» Short exercise
Of the lines in the entries, how many hold the word "this"? Give that number alone.

.....

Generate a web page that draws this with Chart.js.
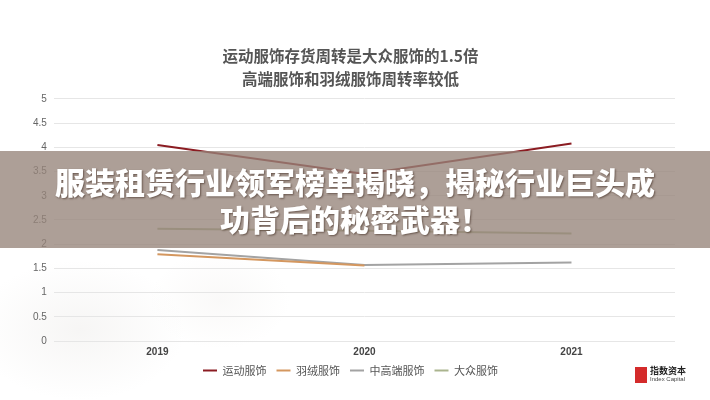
<!DOCTYPE html>
<html>
<head>
<meta charset="utf-8">
<script src="https://cdn.jsdelivr.net/npm/chart.js@4.4.1/dist/chart.umd.min.js"></script>
<style>
  body { margin: 0; background: #fff; font-family: "Noto Sans CJK SC", "Noto Sans", sans-serif; }
  #wrap { position: relative; width: 710px; height: 400px; overflow: hidden;
    background: radial-gradient(ellipse 150px 100px at 80px 330px, rgba(236,234,232,0.45), rgba(255,255,255,0) 70%),
                radial-gradient(ellipse 100px 70px at 220px 300px, rgba(242,240,238,0.4), rgba(255,255,255,0) 70%); }
  canvas { position: absolute; left: 0; top: 0; }
  #banner { position: absolute; left: 0; top: 151px; width: 710px; height: 97px;
    background: rgba(150,132,122,0.78); }
  #banner p { margin: 0; color: #fff; font-weight: 900; font-size: 30px; text-align: center;
    line-height: 37px; letter-spacing: 0px; text-shadow: 1px 1px 2px rgba(60,40,30,0.6); }
  #banner p:first-child { padding-top: 12px; }
  #logo { position: absolute; left: 635px; top: 366px; display: flex; align-items: center; }
  #logo .sq { width: 12px; height: 16px; background: #d42b2b; margin-right: 3px; }
  #logo .t1 { font-size: 9px; font-weight: bold; color: #222; line-height: 10px; }
  #logo .t2 { font-size: 6px; color: #444; line-height: 7px; font-family: "Liberation Sans", sans-serif; }
</style>
</head>
<body>
<div id="wrap">
  <canvas id="chart" width="710" height="400"></canvas>
  <div id="banner">
    <p>服装租赁行业领军榜单揭晓，揭秘行业巨头成</p>
    <p>功背后的秘密武器！</p>
  </div>
  <div id="logo"><div class="sq"></div><div><div class="t1">指数资本</div><div class="t2">Index Capital</div></div></div>
</div>
<script>
const years = ["2019", "2020", "2021"];
const sportswear = [4.05, 3.45, 4.08];
const downwear = [1.79, 1.56, null];
const premiumwear = [1.88, 1.57, 1.62];
const masswear = [2.32, 2.28, 2.22];
const titleLines = ["运动服饰存货周转是大众服饰的1.5倍", "高端服饰和羽绒服饰周转率较低"];

const series = [
  { label: "运动服饰", data: sportswear, color: "#8b1c22" },
  { label: "羽绒服饰", data: downwear, color: "#d4975f" },
  { label: "中高端服饰", data: premiumwear, color: "#a3a3a3" },
  { label: "大众服饰", data: masswear, color: "#aab48e" },
];

const ctx = document.getElementById("chart").getContext("2d");
new Chart(ctx, {
  type: "line",
  data: {
    labels: years,
    datasets: series.map((s) => ({
      label: s.label,
      data: s.data,
      borderColor: s.color,
      backgroundColor: s.color,
      borderWidth: 2,
      pointRadius: 0,
      tension: 0,
      fill: false,
    })),
  },
  options: {
    responsive: false,
    animation: false,
    layout: { padding: { left: 26, right: 35, bottom: 14 } },
    plugins: {
      title: {
        display: true,
        text: titleLines,
        color: "#555",
        font: { family: "Noto Sans CJK SC", size: 15.5, weight: "bold", lineHeight: 1.45 },
        padding: { top: 45, bottom: 9 },
      },
      legend: {
        position: "bottom",
        labels: {
          usePointStyle: true,
          pointStyle: "line",
          pointStyleWidth: 14,
          color: "#555",
          font: { family: "Noto Sans CJK SC", size: 11 },
          padding: 10,
          boxHeight: 8,
        },
      },
      tooltip: { enabled: false },
    },
    scales: {
      x: {
        offset: true,
        grid: { display: false },
        border: { display: false },
        ticks: { color: "#444", font: { family: "Liberation Sans", size: 10, weight: "bold" }, padding: -3 },
      },
      y: {
        min: 0,
        max: 5,
        ticks: {
          stepSize: 0.5,
          color: "#666",
          font: { family: "Liberation Sans", size: 10 },
          padding: 7,
          callback: (v) => String(Math.round(v * 10) / 10),
        },
        grid: { color: "#e6e6e6", drawTicks: false },
        border: { display: false },
      },
    },
  },
});
</script>
</body>
</html>
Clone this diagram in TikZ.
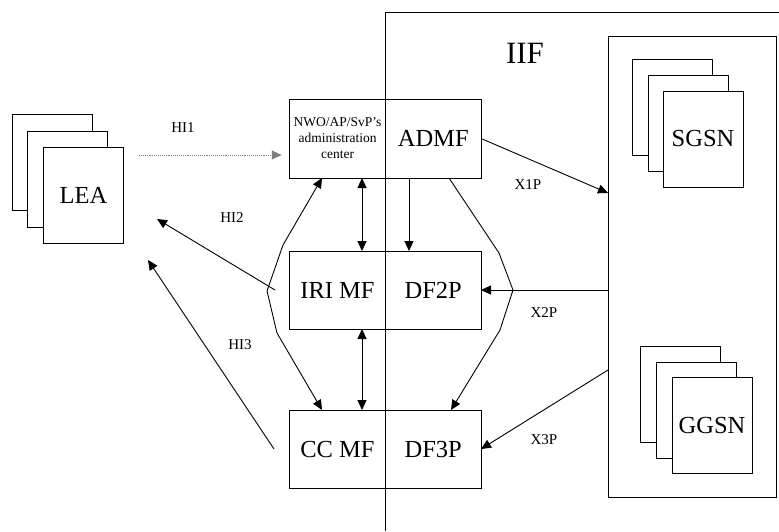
\documentclass[tikz,border=0pt]{standalone}
\usepackage{fontspec}
\setmainfont{Liberation Serif}
\usetikzlibrary{arrows.meta}
\begin{document}
\begin{tikzpicture}[x=1pt,y=-1pt,line width=0.9pt,
  half/.style={draw, inner sep=0pt, outer sep=0pt, minimum width=95.5pt, minimum height=78pt, font=\fontsize{24.5}{26}\selectfont},
  card/.style={draw, fill=white, inner sep=0pt, outer sep=0pt, minimum width=80pt, minimum height=96pt, font=\fontsize{24.5}{26}\selectfont},
  lbl/.style={font=\fontsize{15}{17}\selectfont},
  arr/.style={-{Triangle[length=10pt,width=9pt]}},
  darr/.style={{Triangle[length=10pt,width=9pt]}-{Triangle[length=10pt,width=9pt]}}]
\useasboundingbox (0,0) rectangle (779,531);
% IIF
\draw (385,531) -- (385,12) -- (779,12);
\node[font=\fontsize{31}{33}\selectfont] (iif) at (525,53) {IIF};
% LEA stack
\node[card] (lea3) at (52,162.5) {};
\node[card] (lea2) at (67.5,179) {};
\node[card] (lea) at (83.5,195) {LEA};
% network nodes box
\node[draw, inner sep=0pt, outer sep=0pt, minimum width=168pt, minimum height=461pt] (nodes) at (692,266.5) {};
\node[card] (sgsn3) at (672,107) {};
\node[card] (sgsn2) at (688,123) {};
\node[card] (sgsn) at (703,139) {SGSN};
\node[card] (ggsn3) at (680,394) {};
\node[card] (ggsn2) at (696,410) {};
\node[card] (ggsn) at (712,425.5) {GGSN};
% function boxes
\node[half, minimum height=79pt, align=center, font=\fontsize{13.5}{16}\selectfont] (nwo) at (337.5,138.5) {NWO/AP/SvP’s\\administration\\center};
\node[half, minimum height=79pt] (admf) at (433.25,138.5) {ADMF};
\node[half] (iri) at (337.5,290) {IRI MF};
\node[half] (df2p) at (433.25,290) {DF2P};
\node[half] (ccmf) at (337.5,449) {CC MF};
\node[half] (df3p) at (433.25,449) {DF3P};
% HI interfaces
\coordinate (hi1s) at (139,155);
\draw[arr, densely dotted, gray, shorten >=8pt] (hi1s) -- (hi1s -| nwo.west);
\node[lbl] (hi1) at (183,128) {HI1};
\coordinate (hi2s) at (275,290);
\coordinate (hi2e) at (157,219);
\draw[arr] (hi2s) -- (hi2e);
\node[lbl] (hi2) at (232,218) {HI2};
\coordinate (hi3s) at (274,449);
\coordinate (hi3e) at (148,260);
\draw[arr] (hi3s) -- (hi3e);
\node[lbl] (hi3) at (240,345) {HI3};
% left bracket
\coordinate (lb1) at (283,245);
\coordinate (lb2) at (267,291);
\coordinate (lb3) at (277,333);
\draw[darr] (322,0 |- nwo.south) -- (lb1) -- (lb2) -- (lb3) -- (322,0 |- ccmf.north);
% right bracket
\coordinate (rb1) at (499,253);
\coordinate (rb2) at (513,290);
\coordinate (rb3) at (500,330);
\draw[arr] (449,0 |- admf.south) -- (rb1) -- (rb2) -- (rb3) -- (451,0 |- df3p.north);
% vertical links
\draw[darr] (362,0 |- nwo.south) -- (362,0 |- iri.north);
\draw[arr] (409,0 |- admf.south) -- (409,0 |- df2p.north);
\draw[darr] (362,0 |- iri.south) -- (362,0 |- ccmf.north);
% X interfaces
\draw[arr] (admf.east) -- (nodes.west |- 0,193);
\node[lbl] (x1p) at (528,185) {X1P};
\draw[arr] (nodes.west |- df2p.east) -- (df2p.east);
\node[lbl] (x2p) at (544,313) {X2P};
\draw[arr] (nodes.west |- 0,370) -- (df3p.east);
\node[lbl] (x3p) at (544,440) {X3P};
\end{tikzpicture}
\end{document}
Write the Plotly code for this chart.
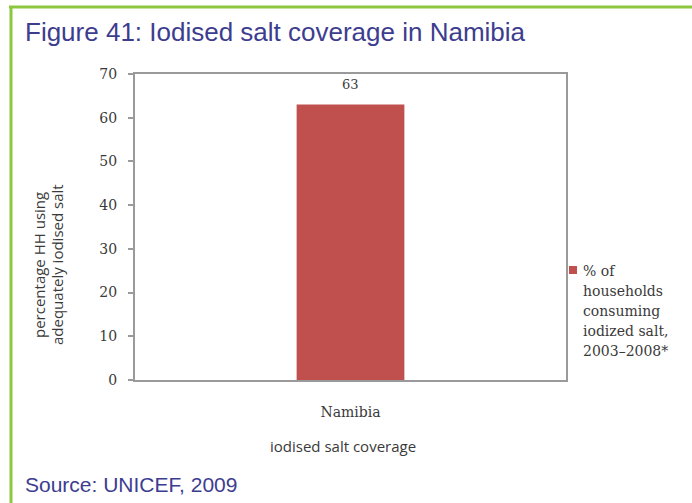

.....

» Output
3